If you want to solve $-\Delta u=f$ on $\mathbb{R}^n$, then $u(x)=\int_{\mathbb{R}^n}\Phi(x-y)f(y)dy$, where

$$\Phi(x)= \left\{ \begin{array}{ll} -\frac{1}{2\pi}\mathrm{log}(|x|) & \mbox{if } n = 2 \\ \frac{1}{n(n-2)\alpha(n)}\frac{1}{|x|^{n-2}} & \mbox{if } n \geq 3 \end{array} \right.$$

A possible reference is Chapter 2.2 of Evans: Partial Differential Equations (in particular pp. 20-25). There you find a detailed proof of this statement in the case that $f \in C_{c}^2(\mathbb{R}^n)$, that is, $f$ is twice continuosly differentiable with compact support. In particular, Evans takes care about your (justified) worries about "differentiating through the integral sign". On the other hand, I don't know if there is any argument for the existence of this integral kernel a priori.
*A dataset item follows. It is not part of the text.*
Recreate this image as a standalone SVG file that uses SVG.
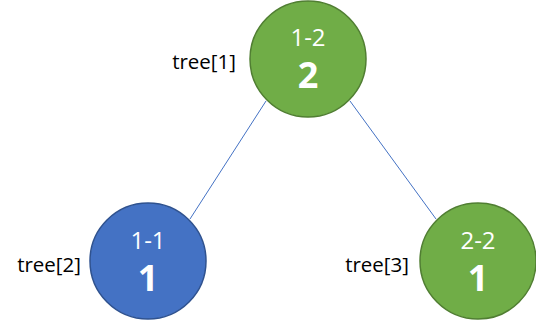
<svg xmlns="http://www.w3.org/2000/svg" width="536" height="323" viewBox="0 0 536 323">
<style>
.green{fill:#70AD47;stroke:#507E32;stroke-width:1.5}
.blue{fill:#4472C4;stroke:#2F528F;stroke-width:1.5}
.sub{font-family:"Open Sans",sans-serif;font-size:24px;fill:#fff;text-anchor:middle}
.val{font-family:"Open Sans",sans-serif;font-size:36px;font-weight:bold;fill:#fff;text-anchor:middle}
.lbl{font-family:"Open Sans",sans-serif;font-size:20.5px;fill:#000;text-anchor:end}
.edge{stroke:#4472C4;stroke-width:1;fill:none}
</style>
<rect width="536" height="323" fill="#fff"/>
<g id="connectors">
<line class="edge" x1="266" y1="101" x2="190" y2="219"/>
<line class="edge" x1="350" y1="101" x2="436" y2="219"/>
</g>
<g id="node1">
<circle class="green" cx="308" cy="59" r="58"/>
<text class="sub" x="308" y="46">1-2</text>
<text class="val" x="308" y="88">2</text>
<text class="lbl" x="236" y="69">tree[1]</text>
</g>
<g id="node2">
<circle class="blue" cx="148" cy="261" r="58"/>
<text class="sub" x="148" y="249">1-1</text>
<text class="val" x="148" y="291">1</text>
<text class="lbl" x="81" y="272">tree[2]</text>
</g>
<g id="node3">
<circle class="green" cx="478" cy="261" r="58"/>
<text class="sub" x="478" y="249">2-2</text>
<text class="val" x="478" y="291">1</text>
<text class="lbl" x="409" y="272">tree[3]</text>
</g>
</svg>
However, as Andrew pointed out already, the integral kernel you have written down is the Poisson kernel for $\mathbb{R}_{+}^{n}$, which is designed to solve Laplace's equation ($\Delta u =0$) on $\mathbb{R}_{+}^{n}$, and NOT, as its name might suggest, Poisson's equation ($-\Delta u =f$), which you want to solve (supposedly). If you want to solve Laplace's equation on $\mathbb{R}_{+}^{n}$ with boundary condition $u=g$ on $\partial \mathbb{R}_{+}^{n}$ instead, then the solution is

$u(x)=\int_{\partial \mathbb{R}_{+}^{n}}K(x,y)g(y)dy$

where $K(x,y)$ is the Poisson kernel

$K(x,y)=\frac{2x_{n}}{n\alpha(n)}\frac{1}{|x-y|^{n}}$

You can read about all of that and more, again, in Evans, Chapter 2.2.4.b (in particular on page 37).